▸ **DATA TO PROCESS**
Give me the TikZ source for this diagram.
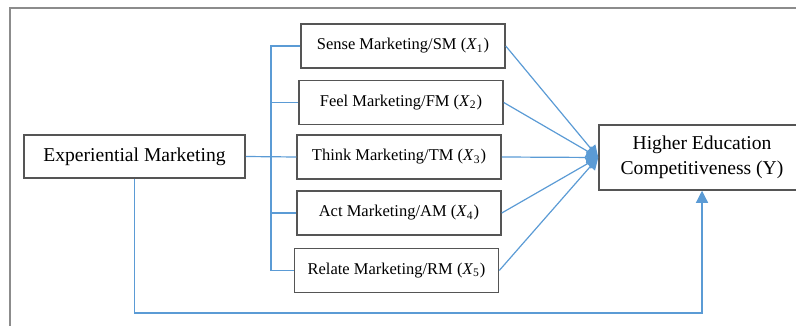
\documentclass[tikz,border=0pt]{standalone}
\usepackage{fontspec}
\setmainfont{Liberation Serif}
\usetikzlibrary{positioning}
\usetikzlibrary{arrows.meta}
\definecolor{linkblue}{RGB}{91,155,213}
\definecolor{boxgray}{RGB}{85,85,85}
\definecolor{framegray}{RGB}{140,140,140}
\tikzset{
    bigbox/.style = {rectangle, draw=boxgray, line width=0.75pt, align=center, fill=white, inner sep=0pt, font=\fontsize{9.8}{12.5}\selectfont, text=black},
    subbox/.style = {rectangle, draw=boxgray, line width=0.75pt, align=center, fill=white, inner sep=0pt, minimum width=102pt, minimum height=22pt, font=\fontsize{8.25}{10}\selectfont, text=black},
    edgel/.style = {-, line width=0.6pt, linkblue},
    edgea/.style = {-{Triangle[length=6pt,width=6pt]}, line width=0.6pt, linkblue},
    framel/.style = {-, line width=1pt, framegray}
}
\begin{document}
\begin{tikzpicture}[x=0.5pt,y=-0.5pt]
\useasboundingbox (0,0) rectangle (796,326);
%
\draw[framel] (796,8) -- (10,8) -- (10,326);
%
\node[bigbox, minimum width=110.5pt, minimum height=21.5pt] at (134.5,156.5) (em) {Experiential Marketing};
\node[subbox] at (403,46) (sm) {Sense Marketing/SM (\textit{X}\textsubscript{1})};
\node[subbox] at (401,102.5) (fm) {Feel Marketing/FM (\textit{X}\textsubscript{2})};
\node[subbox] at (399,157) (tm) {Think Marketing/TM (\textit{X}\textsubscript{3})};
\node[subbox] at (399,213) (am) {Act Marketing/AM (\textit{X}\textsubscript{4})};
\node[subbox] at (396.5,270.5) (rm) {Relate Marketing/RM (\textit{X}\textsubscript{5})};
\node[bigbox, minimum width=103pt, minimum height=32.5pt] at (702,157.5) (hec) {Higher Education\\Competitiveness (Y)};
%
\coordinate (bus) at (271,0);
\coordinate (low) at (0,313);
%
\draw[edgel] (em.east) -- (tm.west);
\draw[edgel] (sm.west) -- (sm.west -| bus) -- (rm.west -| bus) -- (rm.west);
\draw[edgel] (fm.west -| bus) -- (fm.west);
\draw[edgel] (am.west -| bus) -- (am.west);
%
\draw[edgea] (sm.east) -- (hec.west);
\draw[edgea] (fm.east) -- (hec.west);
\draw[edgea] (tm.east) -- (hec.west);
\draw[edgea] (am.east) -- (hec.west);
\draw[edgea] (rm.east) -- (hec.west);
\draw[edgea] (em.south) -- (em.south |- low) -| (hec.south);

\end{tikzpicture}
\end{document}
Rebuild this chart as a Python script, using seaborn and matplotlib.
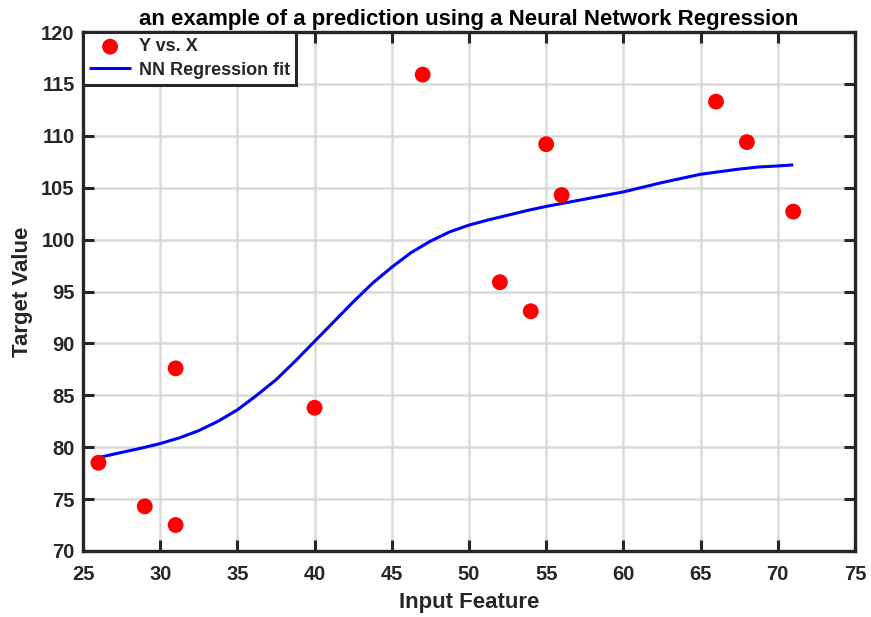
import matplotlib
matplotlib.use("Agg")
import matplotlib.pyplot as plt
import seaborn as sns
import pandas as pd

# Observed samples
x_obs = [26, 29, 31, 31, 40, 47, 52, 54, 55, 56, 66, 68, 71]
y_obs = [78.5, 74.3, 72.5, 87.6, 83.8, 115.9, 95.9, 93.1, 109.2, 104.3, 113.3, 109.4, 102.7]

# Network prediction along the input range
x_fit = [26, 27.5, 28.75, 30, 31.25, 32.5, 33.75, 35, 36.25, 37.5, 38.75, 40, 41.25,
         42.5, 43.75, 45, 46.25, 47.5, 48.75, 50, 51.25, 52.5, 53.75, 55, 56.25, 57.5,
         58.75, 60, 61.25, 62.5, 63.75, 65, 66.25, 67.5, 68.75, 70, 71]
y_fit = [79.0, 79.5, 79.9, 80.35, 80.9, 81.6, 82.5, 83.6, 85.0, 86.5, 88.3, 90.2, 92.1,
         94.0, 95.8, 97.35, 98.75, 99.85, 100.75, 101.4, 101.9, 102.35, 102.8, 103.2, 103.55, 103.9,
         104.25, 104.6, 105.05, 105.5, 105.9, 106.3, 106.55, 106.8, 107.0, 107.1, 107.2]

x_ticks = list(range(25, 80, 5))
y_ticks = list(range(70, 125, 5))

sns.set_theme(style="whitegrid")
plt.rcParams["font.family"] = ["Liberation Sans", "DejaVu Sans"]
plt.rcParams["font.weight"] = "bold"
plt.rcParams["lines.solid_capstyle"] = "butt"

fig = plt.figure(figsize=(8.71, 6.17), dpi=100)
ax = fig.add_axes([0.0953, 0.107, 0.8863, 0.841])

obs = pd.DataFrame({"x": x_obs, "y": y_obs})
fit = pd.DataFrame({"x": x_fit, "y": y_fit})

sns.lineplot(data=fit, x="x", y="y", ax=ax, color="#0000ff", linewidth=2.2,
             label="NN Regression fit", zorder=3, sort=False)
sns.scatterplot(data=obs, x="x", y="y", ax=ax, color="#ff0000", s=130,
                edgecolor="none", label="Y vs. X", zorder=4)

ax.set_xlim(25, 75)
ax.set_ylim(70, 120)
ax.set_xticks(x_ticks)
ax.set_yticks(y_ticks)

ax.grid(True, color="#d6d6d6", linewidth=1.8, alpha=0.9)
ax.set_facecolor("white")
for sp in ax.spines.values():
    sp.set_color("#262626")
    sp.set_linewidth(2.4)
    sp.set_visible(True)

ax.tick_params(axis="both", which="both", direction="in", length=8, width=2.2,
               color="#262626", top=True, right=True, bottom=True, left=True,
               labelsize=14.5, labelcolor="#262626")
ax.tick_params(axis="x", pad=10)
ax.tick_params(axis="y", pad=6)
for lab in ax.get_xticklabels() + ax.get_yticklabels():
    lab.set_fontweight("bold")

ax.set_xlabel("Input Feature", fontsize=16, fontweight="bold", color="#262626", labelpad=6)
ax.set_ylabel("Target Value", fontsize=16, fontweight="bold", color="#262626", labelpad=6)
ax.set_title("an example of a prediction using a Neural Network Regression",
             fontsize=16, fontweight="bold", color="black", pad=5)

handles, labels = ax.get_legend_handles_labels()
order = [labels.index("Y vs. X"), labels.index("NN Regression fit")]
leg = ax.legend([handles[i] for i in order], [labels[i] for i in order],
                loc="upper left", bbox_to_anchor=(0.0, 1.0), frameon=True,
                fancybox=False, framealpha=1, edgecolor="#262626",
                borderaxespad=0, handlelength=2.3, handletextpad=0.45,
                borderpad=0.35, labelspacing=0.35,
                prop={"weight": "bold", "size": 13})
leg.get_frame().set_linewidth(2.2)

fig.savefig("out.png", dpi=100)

▸ **REQUIRED WORK**
Copy every entry exactly as written. Pictures are excluded.

▸ **SOLUTION TO THIS PROBLEM**
Give me the TikZ source for this diagram.
\documentclass[tikz,border=0pt]{standalone}
\usepackage{fontspec}
\setmainfont{Liberation Serif}
\usetikzlibrary{positioning}
\usetikzlibrary{arrows.meta}
\definecolor{linkblue}{RGB}{91,155,213}
\definecolor{boxgray}{RGB}{85,85,85}
\definecolor{framegray}{RGB}{140,140,140}
\tikzset{
    bigbox/.style = {rectangle, draw=boxgray, line width=0.75pt, align=center, fill=white, inner sep=0pt, font=\fontsize{9.8}{12.5}\selectfont, text=black},
    subbox/.style = {rectangle, draw=boxgray, line width=0.75pt, align=center, fill=white, inner sep=0pt, minimum width=102pt, minimum height=22pt, font=\fontsize{8.25}{10}\selectfont, text=black},
    edgel/.style = {-, line width=0.6pt, linkblue},
    edgea/.style = {-{Triangle[length=6pt,width=6pt]}, line width=0.6pt, linkblue},
    framel/.style = {-, line width=1pt, framegray}
}
\begin{document}
\begin{tikzpicture}[x=0.5pt,y=-0.5pt]
\useasboundingbox (0,0) rectangle (796,326);
%
\draw[framel] (796,8) -- (10,8) -- (10,326);
%
\node[bigbox, minimum width=110.5pt, minimum height=21.5pt] at (134.5,156.5) (em) {Experiential Marketing};
\node[subbox] at (403,46) (sm) {Sense Marketing/SM (\textit{X}\textsubscript{1})};
\node[subbox] at (401,102.5) (fm) {Feel Marketing/FM (\textit{X}\textsubscript{2})};
\node[subbox] at (399,157) (tm) {Think Marketing/TM (\textit{X}\textsubscript{3})};
\node[subbox] at (399,213) (am) {Act Marketing/AM (\textit{X}\textsubscript{4})};
\node[subbox] at (396.5,270.5) (rm) {Relate Marketing/RM (\textit{X}\textsubscript{5})};
\node[bigbox, minimum width=103pt, minimum height=32.5pt] at (702,157.5) (hec) {Higher Education\\Competitiveness (Y)};
%
\coordinate (bus) at (271,0);
\coordinate (low) at (0,313);
%
\draw[edgel] (em.east) -- (tm.west);
\draw[edgel] (sm.west) -- (sm.west -| bus) -- (rm.west -| bus) -- (rm.west);
\draw[edgel] (fm.west -| bus) -- (fm.west);
\draw[edgel] (am.west -| bus) -- (am.west);
%
\draw[edgea] (sm.east) -- (hec.west);
\draw[edgea] (fm.east) -- (hec.west);
\draw[edgea] (tm.east) -- (hec.west);
\draw[edgea] (am.east) -- (hec.west);
\draw[edgea] (rm.east) -- (hec.west);
\draw[edgea] (em.south) -- (em.south |- low) -| (hec.south);

\end{tikzpicture}
\end{document}
Rebuild this chart as a Python script, using seaborn and matplotlib.
import matplotlib
matplotlib.use("Agg")
import matplotlib.pyplot as plt
import seaborn as sns
import pandas as pd

# Observed samples
x_obs = [26, 29, 31, 31, 40, 47, 52, 54, 55, 56, 66, 68, 71]
y_obs = [78.5, 74.3, 72.5, 87.6, 83.8, 115.9, 95.9, 93.1, 109.2, 104.3, 113.3, 109.4, 102.7]

# Network prediction along the input range
x_fit = [26, 27.5, 28.75, 30, 31.25, 32.5, 33.75, 35, 36.25, 37.5, 38.75, 40, 41.25,
         42.5, 43.75, 45, 46.25, 47.5, 48.75, 50, 51.25, 52.5, 53.75, 55, 56.25, 57.5,
         58.75, 60, 61.25, 62.5, 63.75, 65, 66.25, 67.5, 68.75, 70, 71]
y_fit = [79.0, 79.5, 79.9, 80.35, 80.9, 81.6, 82.5, 83.6, 85.0, 86.5, 88.3, 90.2, 92.1,
         94.0, 95.8, 97.35, 98.75, 99.85, 100.75, 101.4, 101.9, 102.35, 102.8, 103.2, 103.55, 103.9,
         104.25, 104.6, 105.05, 105.5, 105.9, 106.3, 106.55, 106.8, 107.0, 107.1, 107.2]

x_ticks = list(range(25, 80, 5))
y_ticks = list(range(70, 125, 5))

sns.set_theme(style="whitegrid")
plt.rcParams["font.family"] = ["Liberation Sans", "DejaVu Sans"]
plt.rcParams["font.weight"] = "bold"
plt.rcParams["lines.solid_capstyle"] = "butt"

fig = plt.figure(figsize=(8.71, 6.17), dpi=100)
ax = fig.add_axes([0.0953, 0.107, 0.8863, 0.841])

obs = pd.DataFrame({"x": x_obs, "y": y_obs})
fit = pd.DataFrame({"x": x_fit, "y": y_fit})

sns.lineplot(data=fit, x="x", y="y", ax=ax, color="#0000ff", linewidth=2.2,
             label="NN Regression fit", zorder=3, sort=False)
sns.scatterplot(data=obs, x="x", y="y", ax=ax, color="#ff0000", s=130,
                edgecolor="none", label="Y vs. X", zorder=4)

ax.set_xlim(25, 75)
ax.set_ylim(70, 120)
ax.set_xticks(x_ticks)
ax.set_yticks(y_ticks)

ax.grid(True, color="#d6d6d6", linewidth=1.8, alpha=0.9)
ax.set_facecolor("white")
for sp in ax.spines.values():
    sp.set_color("#262626")
    sp.set_linewidth(2.4)
    sp.set_visible(True)

ax.tick_params(axis="both", which="both", direction="in", length=8, width=2.2,
               color="#262626", top=True, right=True, bottom=True, left=True,
               labelsize=14.5, labelcolor="#262626")
ax.tick_params(axis="x", pad=10)
ax.tick_params(axis="y", pad=6)
for lab in ax.get_xticklabels() + ax.get_yticklabels():
    lab.set_fontweight("bold")

ax.set_xlabel("Input Feature", fontsize=16, fontweight="bold", color="#262626", labelpad=6)
ax.set_ylabel("Target Value", fontsize=16, fontweight="bold", color="#262626", labelpad=6)
ax.set_title("an example of a prediction using a Neural Network Regression",
             fontsize=16, fontweight="bold", color="black", pad=5)

handles, labels = ax.get_legend_handles_labels()
order = [labels.index("Y vs. X"), labels.index("NN Regression fit")]
leg = ax.legend([handles[i] for i in order], [labels[i] for i in order],
                loc="upper left", bbox_to_anchor=(0.0, 1.0), frameon=True,
                fancybox=False, framealpha=1, edgecolor="#262626",
                borderaxespad=0, handlelength=2.3, handletextpad=0.45,
                borderpad=0.35, labelspacing=0.35,
                prop={"weight": "bold", "size": 13})
leg.get_frame().set_linewidth(2.2)

fig.savefig("out.png", dpi=100)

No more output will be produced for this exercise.